<<<<
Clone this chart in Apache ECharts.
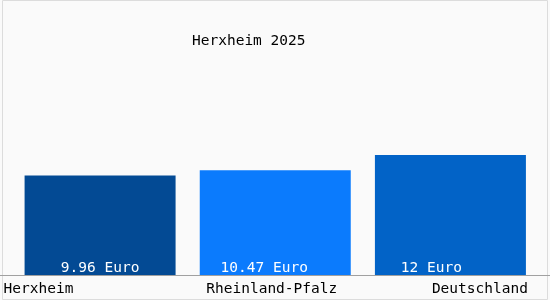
<!DOCTYPE html>
<html>
<head>
<meta charset="utf-8">
<script src="https://cdn.jsdelivr.net/npm/echarts@6/dist/echarts.min.js"></script>
<style>
  html,body{margin:0;padding:0;background:#fafafa;}
  #main{width:550px;height:300px;}
</style>
</head>
<body>
<div id="main"></div>
<script>
var titleText = 'Herxheim 2025';
var regions = ['Herxheim', 'Rheinland-Pfalz', 'Deutschland'];
var values = [9.96, 10.47, 12];
var valueLabels = ['9.96 Euro', '10.47 Euro', '12 Euro'];
var barColors = ['#034a94', '#0b7bfd', '#0263c7'];
// label shift inside the bars (the original does not center them all)
var labelShift = [0, -11, -19];

var myChart = echarts.init(document.getElementById('main'));
var mono = '"DejaVu Sans Mono", "Liberation Mono", monospace';

var barData = [];
for (var i = 0; i < values.length; i++) {
  barData.push({
    value: values[i],
    itemStyle: { color: barColors[i] },
    label: { offset: [labelShift[i], 0] }
  });
}

var option = {
  backgroundColor: '#fafafa',
  animation: false,
  title: {
    text: titleText,
    left: 187,
    top: 29,
    textStyle: { fontFamily: mono, fontSize: 14.5, fontWeight: 'normal', color: '#000' }
  },
  grid: { left: 12.5, right: 12, top: 75, bottom: 25 },
  xAxis: {
    type: 'category',
    data: regions,
    axisLine: { show: false },
    axisTick: { show: false },
    axisLabel: {
      margin: 7,
      fontFamily: mono,
      fontSize: 14.5,
      color: '#000',
      interval: 0,
      formatter: function (v, idx) {
        if (idx === 0) return '{l|' + v + '}';
        if (idx === 2) return '{r|' + v + '}';
        return '{c|' + v + '}';
      },
      rich: {
        l: { width: 193, align: 'left', fontFamily: mono, fontSize: 14.5 },
        c: { width: 140, align: 'center', fontFamily: mono, fontSize: 14.5, padding: [0, 7, 0, 0] },
        r: { width: 155, align: 'right', fontFamily: mono, fontSize: 14.5 }
      }
    }
  },
  yAxis: {
    type: 'value',
    min: 0,
    max: 20,
    show: false
  },
  series: [{
    type: 'bar',
    data: barData,
    barWidth: 151,
    label: {
      show: true,
      position: 'insideBottom',
      distance: -1,
      formatter: function (p) { return valueLabels[p.dataIndex]; },
      fontFamily: mono,
      fontSize: 14.5,
      color: '#fff'
    }
  }],
  graphic: [{
    type: 'rect',
    shape: { x: 2.5, y: 0.5, width: 545, height: 299 },
    style: { fill: null, stroke: '#dcdcdc', lineWidth: 1 },
    silent: true
  }, {
    type: 'line',
    shape: { x1: 0, y1: 275.5, x2: 550, y2: 275.5 },
    style: { stroke: '#a0a0a0', lineWidth: 1 },
    silent: true
  }]
};
myChart.setOption(option);
</script>
</body>
</html>
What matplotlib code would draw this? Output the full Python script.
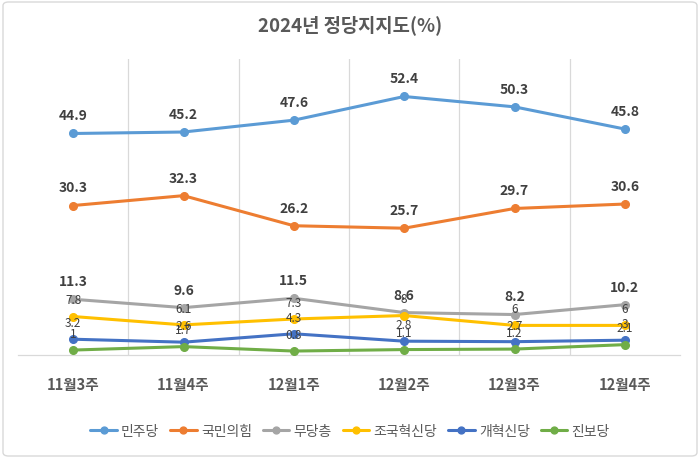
import matplotlib
matplotlib.use('Agg')
import matplotlib.pyplot as plt
from matplotlib.patches import FancyBboxPatch
import numpy as np

plt.rcParams['font.family'] = ['Noto Sans CJK KR', 'DejaVu Sans']

# ── Data ───────────────────────────────────────────────────────────────────────
WEEKS = ['11월3주', '11월4주', '12월1주', '12월2주', '12월3주', '12월4주']
PARTIES = ['민주당', '국민의힘', '무당층', '조국혁신당', '개혁신당', '진보당']
DEMOCRATIC = [44.9, 45.2, 47.6, 52.4, 50.3, 45.8]
PPP = [30.3, 32.3, 26.2, 25.7, 29.7, 30.6]
INDEPENDENT = [11.3, 9.6, 11.5, 8.6, 8.2, 10.2]
REBUILD = [7.8, 6.1, 7.3, 8, 6, 6]
REFORM = [3.2, 2.6, 4.3, 2.8, 2.7, 3]
PROGRESSIVE = [1, 1.7, 0.8, 1.1, 1.2, 2.1]

SERIES = [DEMOCRATIC, PPP, INDEPENDENT, REBUILD, REFORM, PROGRESSIVE]
COLORS = ['#5B9BD5', '#ED7D31', '#A5A5A5', '#FFC000', '#4472C4', '#70AD47']
BOLD_LABEL = [True, True, True, False, False, False]

fig = plt.figure(figsize=(7, 4.6), dpi=100)
ax = fig.add_axes([18 / 700, 104 / 460, 662 / 700, 296 / 460])

x = np.arange(len(WEEKS))
for vals, name, col, bold in zip(SERIES, PARTIES, COLORS, BOLD_LABEL):
    ax.plot(x, vals, color=col, lw=2.2, marker='o', ms=5.5, label=name,
            solid_capstyle='round', zorder=3)
    for xi, v in zip(x, vals):
        txt = f'{v:g}'
        if bold:
            ax.annotate(txt, (xi, v), xytext=(0, 13), textcoords='offset points',
                        ha='center', va='center', fontsize=10, fontweight='bold',
                        color='#404040', zorder=5)
        else:
            ax.annotate(txt, (xi, v), xytext=(0, 12), textcoords='offset points',
                        ha='center', va='center', fontsize=8.5,
                        color='#404040', zorder=5)

ax.set_xlim(-0.5, len(WEEKS) - 0.5)
ax.set_ylim(0, 60)
for b in np.arange(0.5, len(WEEKS) - 0.5, 1):
    ax.axvline(b, color='#D9D9D9', lw=0.9, zorder=1)

for s in ['top', 'left', 'right']:
    ax.spines[s].set_visible(False)
ax.spines['bottom'].set_color('#D9D9D9')
ax.spines['bottom'].set_linewidth(0.9)
ax.set_yticks([])
ax.set_xticks(x)
ax.set_xticklabels(WEEKS, fontsize=10.5, fontweight='bold', color='#595959')
ax.tick_params(axis='x', length=0, pad=15)

fig.text(0.5, 1 - 25 / 460, '2024년 정당지지도(%)', ha='center', va='center',
         fontsize=13.5, fontweight='bold', color='#595959')

leg = fig.legend(loc='center', bbox_to_anchor=(0.5, 28 / 460), ncol=6,
                 frameon=False, fontsize=10, handlelength=1.9,
                 handletextpad=0.3, columnspacing=0.8, markerscale=0.9)
for t in leg.get_texts():
    t.set_color('#595959')

border = FancyBboxPatch((3 / 700, 3 / 460), 694 / 700, 454 / 460,
                        boxstyle='round,pad=0,rounding_size=0.008',
                        transform=fig.transFigure, fill=False,
                        edgecolor='#D9D9D9', lw=1.0)
fig.patches.append(border)

fig.savefig('out.png', dpi=100)
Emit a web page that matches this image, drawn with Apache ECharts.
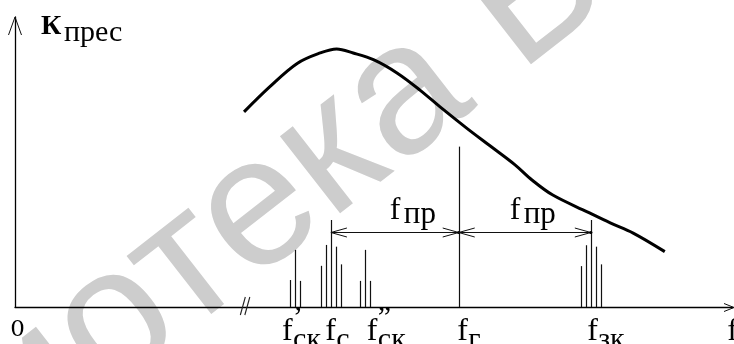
>>>>
• **PROBLEM DETAILS**
From the records above, pull out every line containing the word "this".

• **TASK SOLUTION**
Clone this chart in Apache ECharts.
What matplotlib code would draw this? Output the full Python script.
Emit a web page that matches this image, drawn with Apache ECharts.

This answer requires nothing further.